───── Provided data

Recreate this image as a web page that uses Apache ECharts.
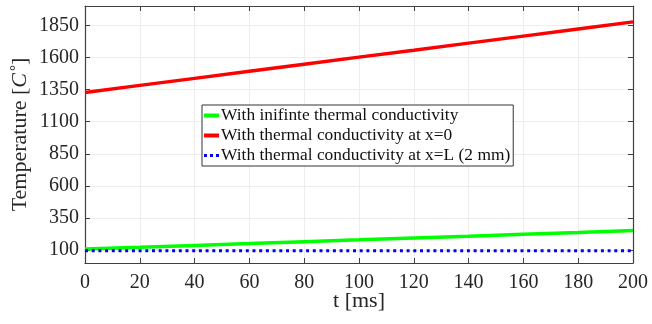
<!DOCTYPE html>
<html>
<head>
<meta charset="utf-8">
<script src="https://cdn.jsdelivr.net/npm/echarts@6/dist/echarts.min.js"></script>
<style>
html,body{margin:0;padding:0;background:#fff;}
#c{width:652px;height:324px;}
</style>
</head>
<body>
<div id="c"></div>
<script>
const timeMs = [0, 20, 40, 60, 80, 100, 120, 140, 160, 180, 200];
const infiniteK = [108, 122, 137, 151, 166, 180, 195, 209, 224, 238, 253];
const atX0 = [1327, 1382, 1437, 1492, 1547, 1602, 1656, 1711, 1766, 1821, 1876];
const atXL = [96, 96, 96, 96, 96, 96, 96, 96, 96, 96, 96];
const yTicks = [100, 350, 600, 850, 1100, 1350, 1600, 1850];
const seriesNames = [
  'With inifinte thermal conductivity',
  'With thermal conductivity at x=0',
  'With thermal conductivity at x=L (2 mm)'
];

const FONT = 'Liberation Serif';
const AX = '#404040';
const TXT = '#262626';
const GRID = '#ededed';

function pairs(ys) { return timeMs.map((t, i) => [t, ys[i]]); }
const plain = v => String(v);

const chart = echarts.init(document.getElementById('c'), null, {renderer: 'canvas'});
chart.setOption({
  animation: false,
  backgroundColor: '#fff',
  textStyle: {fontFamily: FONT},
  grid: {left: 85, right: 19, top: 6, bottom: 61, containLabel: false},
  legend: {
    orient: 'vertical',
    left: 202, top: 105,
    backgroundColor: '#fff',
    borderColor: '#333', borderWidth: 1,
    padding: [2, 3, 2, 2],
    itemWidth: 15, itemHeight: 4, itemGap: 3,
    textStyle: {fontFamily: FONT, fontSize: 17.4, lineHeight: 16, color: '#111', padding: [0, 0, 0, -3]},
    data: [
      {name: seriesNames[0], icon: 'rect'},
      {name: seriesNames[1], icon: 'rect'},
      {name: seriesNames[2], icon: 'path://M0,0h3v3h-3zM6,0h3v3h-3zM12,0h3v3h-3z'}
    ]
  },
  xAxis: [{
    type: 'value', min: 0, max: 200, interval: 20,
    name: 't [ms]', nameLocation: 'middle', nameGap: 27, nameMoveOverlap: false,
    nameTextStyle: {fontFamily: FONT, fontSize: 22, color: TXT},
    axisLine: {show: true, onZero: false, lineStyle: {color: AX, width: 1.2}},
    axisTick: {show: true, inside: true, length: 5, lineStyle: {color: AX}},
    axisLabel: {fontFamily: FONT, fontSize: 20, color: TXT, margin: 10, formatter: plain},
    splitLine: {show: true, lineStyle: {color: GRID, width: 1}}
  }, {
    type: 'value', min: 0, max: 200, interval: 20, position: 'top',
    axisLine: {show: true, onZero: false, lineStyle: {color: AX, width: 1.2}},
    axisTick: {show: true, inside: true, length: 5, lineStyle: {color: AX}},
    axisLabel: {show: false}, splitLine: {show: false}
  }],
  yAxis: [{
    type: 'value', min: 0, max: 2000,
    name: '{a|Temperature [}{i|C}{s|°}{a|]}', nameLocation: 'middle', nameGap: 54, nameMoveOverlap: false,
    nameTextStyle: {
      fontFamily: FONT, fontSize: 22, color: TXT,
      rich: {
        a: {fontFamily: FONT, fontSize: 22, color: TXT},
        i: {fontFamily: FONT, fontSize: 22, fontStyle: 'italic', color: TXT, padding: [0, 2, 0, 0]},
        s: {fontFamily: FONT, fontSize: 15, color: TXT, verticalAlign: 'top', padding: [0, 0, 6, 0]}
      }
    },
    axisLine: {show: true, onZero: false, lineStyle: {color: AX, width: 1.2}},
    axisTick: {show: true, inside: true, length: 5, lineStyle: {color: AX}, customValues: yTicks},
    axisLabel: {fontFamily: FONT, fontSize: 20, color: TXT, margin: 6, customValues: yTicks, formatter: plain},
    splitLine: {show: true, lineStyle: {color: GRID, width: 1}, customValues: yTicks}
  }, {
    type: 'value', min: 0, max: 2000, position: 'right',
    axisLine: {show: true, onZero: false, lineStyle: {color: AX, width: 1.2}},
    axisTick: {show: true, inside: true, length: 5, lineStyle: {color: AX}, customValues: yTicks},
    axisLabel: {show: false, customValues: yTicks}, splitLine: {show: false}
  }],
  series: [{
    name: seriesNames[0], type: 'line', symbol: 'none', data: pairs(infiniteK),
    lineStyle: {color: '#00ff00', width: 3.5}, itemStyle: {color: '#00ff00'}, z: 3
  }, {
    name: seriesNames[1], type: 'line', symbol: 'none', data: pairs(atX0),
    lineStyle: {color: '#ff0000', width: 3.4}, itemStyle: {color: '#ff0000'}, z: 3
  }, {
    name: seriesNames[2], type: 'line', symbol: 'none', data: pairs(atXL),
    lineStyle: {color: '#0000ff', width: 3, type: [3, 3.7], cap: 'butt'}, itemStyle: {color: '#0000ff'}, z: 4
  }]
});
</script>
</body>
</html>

──────────

Leave the pictures out and output the rest of the listing exactly.

[Solution for this exercise]
Recreate this image as a web page that uses Apache ECharts.
<!DOCTYPE html>
<html>
<head>
<meta charset="utf-8">
<script src="https://cdn.jsdelivr.net/npm/echarts@6/dist/echarts.min.js"></script>
<style>
html,body{margin:0;padding:0;background:#fff;}
#c{width:652px;height:324px;}
</style>
</head>
<body>
<div id="c"></div>
<script>
const timeMs = [0, 20, 40, 60, 80, 100, 120, 140, 160, 180, 200];
const infiniteK = [108, 122, 137, 151, 166, 180, 195, 209, 224, 238, 253];
const atX0 = [1327, 1382, 1437, 1492, 1547, 1602, 1656, 1711, 1766, 1821, 1876];
const atXL = [96, 96, 96, 96, 96, 96, 96, 96, 96, 96, 96];
const yTicks = [100, 350, 600, 850, 1100, 1350, 1600, 1850];
const seriesNames = [
  'With inifinte thermal conductivity',
  'With thermal conductivity at x=0',
  'With thermal conductivity at x=L (2 mm)'
];

const FONT = 'Liberation Serif';
const AX = '#404040';
const TXT = '#262626';
const GRID = '#ededed';

function pairs(ys) { return timeMs.map((t, i) => [t, ys[i]]); }
const plain = v => String(v);

const chart = echarts.init(document.getElementById('c'), null, {renderer: 'canvas'});
chart.setOption({
  animation: false,
  backgroundColor: '#fff',
  textStyle: {fontFamily: FONT},
  grid: {left: 85, right: 19, top: 6, bottom: 61, containLabel: false},
  legend: {
    orient: 'vertical',
    left: 202, top: 105,
    backgroundColor: '#fff',
    borderColor: '#333', borderWidth: 1,
    padding: [2, 3, 2, 2],
    itemWidth: 15, itemHeight: 4, itemGap: 3,
    textStyle: {fontFamily: FONT, fontSize: 17.4, lineHeight: 16, color: '#111', padding: [0, 0, 0, -3]},
    data: [
      {name: seriesNames[0], icon: 'rect'},
      {name: seriesNames[1], icon: 'rect'},
      {name: seriesNames[2], icon: 'path://M0,0h3v3h-3zM6,0h3v3h-3zM12,0h3v3h-3z'}
    ]
  },
  xAxis: [{
    type: 'value', min: 0, max: 200, interval: 20,
    name: 't [ms]', nameLocation: 'middle', nameGap: 27, nameMoveOverlap: false,
    nameTextStyle: {fontFamily: FONT, fontSize: 22, color: TXT},
    axisLine: {show: true, onZero: false, lineStyle: {color: AX, width: 1.2}},
    axisTick: {show: true, inside: true, length: 5, lineStyle: {color: AX}},
    axisLabel: {fontFamily: FONT, fontSize: 20, color: TXT, margin: 10, formatter: plain},
    splitLine: {show: true, lineStyle: {color: GRID, width: 1}}
  }, {
    type: 'value', min: 0, max: 200, interval: 20, position: 'top',
    axisLine: {show: true, onZero: false, lineStyle: {color: AX, width: 1.2}},
    axisTick: {show: true, inside: true, length: 5, lineStyle: {color: AX}},
    axisLabel: {show: false}, splitLine: {show: false}
  }],
  yAxis: [{
    type: 'value', min: 0, max: 2000,
    name: '{a|Temperature [}{i|C}{s|°}{a|]}', nameLocation: 'middle', nameGap: 54, nameMoveOverlap: false,
    nameTextStyle: {
      fontFamily: FONT, fontSize: 22, color: TXT,
      rich: {
        a: {fontFamily: FONT, fontSize: 22, color: TXT},
        i: {fontFamily: FONT, fontSize: 22, fontStyle: 'italic', color: TXT, padding: [0, 2, 0, 0]},
        s: {fontFamily: FONT, fontSize: 15, color: TXT, verticalAlign: 'top', padding: [0, 0, 6, 0]}
      }
    },
    axisLine: {show: true, onZero: false, lineStyle: {color: AX, width: 1.2}},
    axisTick: {show: true, inside: true, length: 5, lineStyle: {color: AX}, customValues: yTicks},
    axisLabel: {fontFamily: FONT, fontSize: 20, color: TXT, margin: 6, customValues: yTicks, formatter: plain},
    splitLine: {show: true, lineStyle: {color: GRID, width: 1}, customValues: yTicks}
  }, {
    type: 'value', min: 0, max: 2000, position: 'right',
    axisLine: {show: true, onZero: false, lineStyle: {color: AX, width: 1.2}},
    axisTick: {show: true, inside: true, length: 5, lineStyle: {color: AX}, customValues: yTicks},
    axisLabel: {show: false, customValues: yTicks}, splitLine: {show: false}
  }],
  series: [{
    name: seriesNames[0], type: 'line', symbol: 'none', data: pairs(infiniteK),
    lineStyle: {color: '#00ff00', width: 3.5}, itemStyle: {color: '#00ff00'}, z: 3
  }, {
    name: seriesNames[1], type: 'line', symbol: 'none', data: pairs(atX0),
    lineStyle: {color: '#ff0000', width: 3.4}, itemStyle: {color: '#ff0000'}, z: 3
  }, {
    name: seriesNames[2], type: 'line', symbol: 'none', data: pairs(atXL),
    lineStyle: {color: '#0000ff', width: 3, type: [3, 3.7], cap: 'butt'}, itemStyle: {color: '#0000ff'}, z: 4
  }]
});
</script>
</body>
</html>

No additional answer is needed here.